Tori (Maggie Q) testes Tris, in welche Fraktion sie gehört

Tori (Maggie Q) testes Tris, in welche Fraktion sie gehört

Damit findet sich Tris, gespielt von Shailene Woodley (The Descendants), in bester Gesellschaft mit all den anderen Heldinnen, die immerzu ihren Platz in der Welt suchen, sich irgendwie anders fühlen als alle anderen. Was von Beautiful Creatures bis Chroniken der Unterwelt nie so richtig zu begeistern wusste, da alles wie ein armseliger Abklatsch der Harry Potter und Twilight-Welten wirkte, ist hier überraschend stark von Buch zu Film übersetzt worden. Das überstürzt-schnelle Erzählen wird von Regisseur Neil Burger fallen gelassen. Er nimmt sich Zeit für Figuren und Handlung, verweilt fast ausschließlich bei der Ausbildung von Tris zum Ferox, zeigt Freundschaftsentwicklungen, Feindschaften, sowie die natürlich nicht fehlende Liebesschmacht, ausgerechnet zu ihrem Ausbilder – eingefügt in eine Sci-Fi Welt eines zerfallenden Chicagos, das aus Höhlenkomplexen und spartanischen Dorfkonstruktionen besteht. Auf der reinen Bildebene kann Divergent mit Großproduktionen wie Die Tribute von Panem durchaus mithalten. Schauwerte hat der Film bei seinen Landschaftskulissen. Immer wieder wird die Skyline Chicagos in den Mittelpunkt gestellt, die einer Trümmerlandschaft gleicht, mitsamt eines gigantischen um die Stadt errichteten Zauns, von dem wir hier erst einmal nur erfahren, dass er nicht ohne Grund errichten worden ist. Schwach ist allenfalls das Ende, das dann doch wieder überstürzt inszeniert scheint, als wäre Burger hier plötzlich unter Druck gewesen, seine vorangestellten Ausführungen doch noch irgendwie kurz und knapp zum Abschluss zu bringen. Schade, dass er hier nicht noch zwanzig Minuten mehr Zeit bekommen hat, es hätte dem Film sicherlich nicht schlecht getan.
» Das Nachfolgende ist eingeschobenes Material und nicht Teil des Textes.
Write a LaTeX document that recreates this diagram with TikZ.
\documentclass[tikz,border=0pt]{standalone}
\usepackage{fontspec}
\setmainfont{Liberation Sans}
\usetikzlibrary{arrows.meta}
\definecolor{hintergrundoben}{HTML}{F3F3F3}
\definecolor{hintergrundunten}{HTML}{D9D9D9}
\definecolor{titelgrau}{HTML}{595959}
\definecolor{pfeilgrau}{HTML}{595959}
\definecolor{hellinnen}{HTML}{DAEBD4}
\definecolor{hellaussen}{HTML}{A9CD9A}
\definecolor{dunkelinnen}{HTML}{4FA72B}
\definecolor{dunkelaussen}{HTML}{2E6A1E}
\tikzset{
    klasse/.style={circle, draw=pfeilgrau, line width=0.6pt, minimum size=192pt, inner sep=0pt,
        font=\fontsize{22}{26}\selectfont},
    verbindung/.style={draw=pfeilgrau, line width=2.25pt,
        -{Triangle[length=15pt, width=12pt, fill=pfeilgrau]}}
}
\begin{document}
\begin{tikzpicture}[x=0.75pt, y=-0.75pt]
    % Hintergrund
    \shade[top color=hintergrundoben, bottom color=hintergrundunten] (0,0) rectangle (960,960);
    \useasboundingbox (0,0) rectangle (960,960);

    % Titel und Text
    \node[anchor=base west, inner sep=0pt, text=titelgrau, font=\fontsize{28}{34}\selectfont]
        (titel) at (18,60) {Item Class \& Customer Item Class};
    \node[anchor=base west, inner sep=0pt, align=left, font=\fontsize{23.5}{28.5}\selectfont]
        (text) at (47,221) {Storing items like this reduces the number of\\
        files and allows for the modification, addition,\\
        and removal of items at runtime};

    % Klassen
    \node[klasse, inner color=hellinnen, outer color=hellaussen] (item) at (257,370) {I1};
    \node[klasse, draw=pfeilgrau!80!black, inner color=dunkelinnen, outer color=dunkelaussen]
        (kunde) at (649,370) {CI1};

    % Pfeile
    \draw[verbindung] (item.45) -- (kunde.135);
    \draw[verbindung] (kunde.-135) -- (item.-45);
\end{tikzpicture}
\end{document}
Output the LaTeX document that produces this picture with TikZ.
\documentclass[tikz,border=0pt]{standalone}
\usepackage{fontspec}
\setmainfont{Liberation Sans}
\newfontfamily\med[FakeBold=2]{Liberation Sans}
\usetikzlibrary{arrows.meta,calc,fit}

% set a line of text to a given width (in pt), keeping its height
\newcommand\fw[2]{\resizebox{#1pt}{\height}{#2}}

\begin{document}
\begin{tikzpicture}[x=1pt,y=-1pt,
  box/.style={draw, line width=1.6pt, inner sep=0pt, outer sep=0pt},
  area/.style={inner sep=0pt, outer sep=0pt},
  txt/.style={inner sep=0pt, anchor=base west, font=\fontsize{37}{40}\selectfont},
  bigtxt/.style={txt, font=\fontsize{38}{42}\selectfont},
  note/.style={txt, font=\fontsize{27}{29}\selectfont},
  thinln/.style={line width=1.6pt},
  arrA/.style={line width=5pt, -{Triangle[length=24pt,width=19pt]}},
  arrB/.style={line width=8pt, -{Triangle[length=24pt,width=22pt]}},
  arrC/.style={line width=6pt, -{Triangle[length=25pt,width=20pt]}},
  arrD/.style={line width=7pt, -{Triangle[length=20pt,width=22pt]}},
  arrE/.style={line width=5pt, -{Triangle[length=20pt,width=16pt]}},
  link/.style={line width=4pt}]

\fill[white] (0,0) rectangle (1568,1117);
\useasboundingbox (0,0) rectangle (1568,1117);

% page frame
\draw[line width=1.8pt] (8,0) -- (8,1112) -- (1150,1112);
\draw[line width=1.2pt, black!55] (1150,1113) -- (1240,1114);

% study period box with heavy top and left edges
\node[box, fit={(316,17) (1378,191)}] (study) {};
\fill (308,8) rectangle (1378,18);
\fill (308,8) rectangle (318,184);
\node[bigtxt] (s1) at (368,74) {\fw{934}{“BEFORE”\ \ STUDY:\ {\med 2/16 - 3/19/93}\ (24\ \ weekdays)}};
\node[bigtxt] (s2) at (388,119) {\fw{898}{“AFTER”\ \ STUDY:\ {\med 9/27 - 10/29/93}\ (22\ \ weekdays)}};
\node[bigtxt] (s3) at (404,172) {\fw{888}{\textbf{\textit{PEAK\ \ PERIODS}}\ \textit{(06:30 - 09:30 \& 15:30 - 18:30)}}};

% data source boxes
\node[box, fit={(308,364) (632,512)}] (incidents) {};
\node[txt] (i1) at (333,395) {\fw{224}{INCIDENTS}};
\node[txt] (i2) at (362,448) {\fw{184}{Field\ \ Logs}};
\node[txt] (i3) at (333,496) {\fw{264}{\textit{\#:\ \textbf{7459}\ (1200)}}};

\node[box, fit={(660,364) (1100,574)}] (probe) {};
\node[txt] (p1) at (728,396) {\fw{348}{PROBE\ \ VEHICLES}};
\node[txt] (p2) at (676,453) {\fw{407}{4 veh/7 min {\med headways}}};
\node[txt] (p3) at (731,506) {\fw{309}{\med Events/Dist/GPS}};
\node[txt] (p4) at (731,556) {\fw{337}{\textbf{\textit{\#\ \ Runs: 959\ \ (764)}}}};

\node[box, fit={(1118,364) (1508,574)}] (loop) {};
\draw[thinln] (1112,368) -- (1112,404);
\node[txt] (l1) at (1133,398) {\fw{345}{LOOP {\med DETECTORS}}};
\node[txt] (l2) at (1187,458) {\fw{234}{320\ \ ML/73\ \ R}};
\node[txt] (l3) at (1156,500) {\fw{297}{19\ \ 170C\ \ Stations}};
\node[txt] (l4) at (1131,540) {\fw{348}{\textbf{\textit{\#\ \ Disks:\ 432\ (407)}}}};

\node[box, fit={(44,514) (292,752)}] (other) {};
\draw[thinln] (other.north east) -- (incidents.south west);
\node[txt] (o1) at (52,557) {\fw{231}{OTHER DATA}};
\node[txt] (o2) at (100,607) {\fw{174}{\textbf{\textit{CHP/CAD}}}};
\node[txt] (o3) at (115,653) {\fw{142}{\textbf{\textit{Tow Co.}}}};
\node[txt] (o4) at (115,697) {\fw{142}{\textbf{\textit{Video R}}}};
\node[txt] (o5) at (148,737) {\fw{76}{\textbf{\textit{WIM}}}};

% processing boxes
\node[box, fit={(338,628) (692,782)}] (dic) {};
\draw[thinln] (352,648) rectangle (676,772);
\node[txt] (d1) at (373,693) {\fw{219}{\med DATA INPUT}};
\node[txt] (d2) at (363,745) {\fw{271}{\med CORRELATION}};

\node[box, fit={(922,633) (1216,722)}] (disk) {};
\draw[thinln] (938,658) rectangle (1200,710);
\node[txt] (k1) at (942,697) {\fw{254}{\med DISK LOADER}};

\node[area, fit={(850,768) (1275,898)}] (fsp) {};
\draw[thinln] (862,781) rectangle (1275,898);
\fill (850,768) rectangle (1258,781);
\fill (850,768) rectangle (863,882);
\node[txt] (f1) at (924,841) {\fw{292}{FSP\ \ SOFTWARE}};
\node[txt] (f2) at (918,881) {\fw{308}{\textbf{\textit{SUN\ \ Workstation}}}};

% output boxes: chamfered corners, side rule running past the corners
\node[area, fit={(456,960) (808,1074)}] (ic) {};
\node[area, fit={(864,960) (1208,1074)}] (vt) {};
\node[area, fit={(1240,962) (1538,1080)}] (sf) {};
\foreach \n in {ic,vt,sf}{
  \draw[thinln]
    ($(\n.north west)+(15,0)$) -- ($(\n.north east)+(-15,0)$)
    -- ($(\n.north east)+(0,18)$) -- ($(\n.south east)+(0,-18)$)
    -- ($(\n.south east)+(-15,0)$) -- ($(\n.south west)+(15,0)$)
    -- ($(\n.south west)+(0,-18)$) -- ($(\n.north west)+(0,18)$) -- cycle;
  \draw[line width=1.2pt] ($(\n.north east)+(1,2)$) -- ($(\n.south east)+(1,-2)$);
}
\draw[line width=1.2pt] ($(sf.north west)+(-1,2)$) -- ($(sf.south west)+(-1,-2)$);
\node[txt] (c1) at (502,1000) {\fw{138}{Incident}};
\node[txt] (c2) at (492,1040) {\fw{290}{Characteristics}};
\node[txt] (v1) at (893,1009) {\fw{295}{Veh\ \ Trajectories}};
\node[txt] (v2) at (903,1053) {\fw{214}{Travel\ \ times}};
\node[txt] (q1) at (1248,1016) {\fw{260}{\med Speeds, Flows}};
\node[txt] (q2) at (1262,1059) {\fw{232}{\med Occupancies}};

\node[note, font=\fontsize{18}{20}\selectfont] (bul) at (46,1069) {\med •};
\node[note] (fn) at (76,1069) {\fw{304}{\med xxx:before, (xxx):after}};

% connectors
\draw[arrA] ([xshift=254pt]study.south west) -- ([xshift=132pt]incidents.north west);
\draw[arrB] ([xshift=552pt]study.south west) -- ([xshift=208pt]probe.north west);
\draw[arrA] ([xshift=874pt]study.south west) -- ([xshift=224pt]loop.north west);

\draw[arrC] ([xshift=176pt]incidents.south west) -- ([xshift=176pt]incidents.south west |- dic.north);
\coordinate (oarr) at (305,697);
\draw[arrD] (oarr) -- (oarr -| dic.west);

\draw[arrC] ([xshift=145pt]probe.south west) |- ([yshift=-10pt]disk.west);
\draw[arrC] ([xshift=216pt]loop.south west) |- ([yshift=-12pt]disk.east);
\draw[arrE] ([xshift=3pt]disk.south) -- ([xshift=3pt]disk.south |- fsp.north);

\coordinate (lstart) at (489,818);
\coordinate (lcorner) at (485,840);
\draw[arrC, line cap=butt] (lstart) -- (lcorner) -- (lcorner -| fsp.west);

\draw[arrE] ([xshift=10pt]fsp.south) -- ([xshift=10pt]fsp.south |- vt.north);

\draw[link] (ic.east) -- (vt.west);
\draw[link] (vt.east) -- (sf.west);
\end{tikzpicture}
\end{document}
Shailene Woodley ist eine weitere Stärke des Films. Gegenüber ihren Kolleginnen, die diversen Romanfiguren versucht haben Leben einzuhauchen und kläglich gescheitert sind, schafft sie es eine gewisse Spannung aufzubauen. Wenn Tris ihre Franktionsentscheidung treffen muss – ein Initiationsritus, der an den sprechenden Hut in Hogwarts erinnert – wartet man ebenso gebannt ihre Entscheidung ab, wie man in einem anderen Moment ihre Anspannung zu fühlen glaubt, wenn sie von einem Hochhaus in ein schwarzes Loch hinunter springen muss. Es ist der Beweis ihres Mutes auf dem Weg ins Ungewisse.

Tris verliebt sich natürlich ausgerechnet in ihren Ferox-Trainer Four (Theo James)

Tris verliebt sich natürlich ausgerechnet in ihren Ferox-Trainer Four (Theo James)

So plakativ das Erwachsenwerden hier vorgeführt wird, mit all seinen Entscheidungen, Lossagung von den Eltern, dem alleinigen Beschreiten eines Weges, mit Hürden und Aufgaben, mit Bewertungen und Niederlagen, so wertvoll sind doch all diese erzeugten Bilder für die Zielgruppe. Um einmal mehr den Bezug zu anderen Filmvertretern dieses Genres zu suchen: Wo andere Jugendbuchverfilmungen den Fokus auf das romantische Miteinander legen, dabei allzu triefend-schmalzig selbst bei den Angesprochenen zwar ein Kichern, aber auch ein Augenrollen provozieren, da hält Regisseur Neil Burger akzeptabel das Gleichgewicht. Die Welt der Zukunft interessiert ihn weitaus mehr. Er erforscht sie gerade genug, um als Jugend-Sciencefiction durchzugehen, widmet sich nicht zu tiefgreifend den dystopischen Fundamenten dieser Gesellschaft der Fraktionen, zeigt aber doch genug um die Fantasie anzuregen.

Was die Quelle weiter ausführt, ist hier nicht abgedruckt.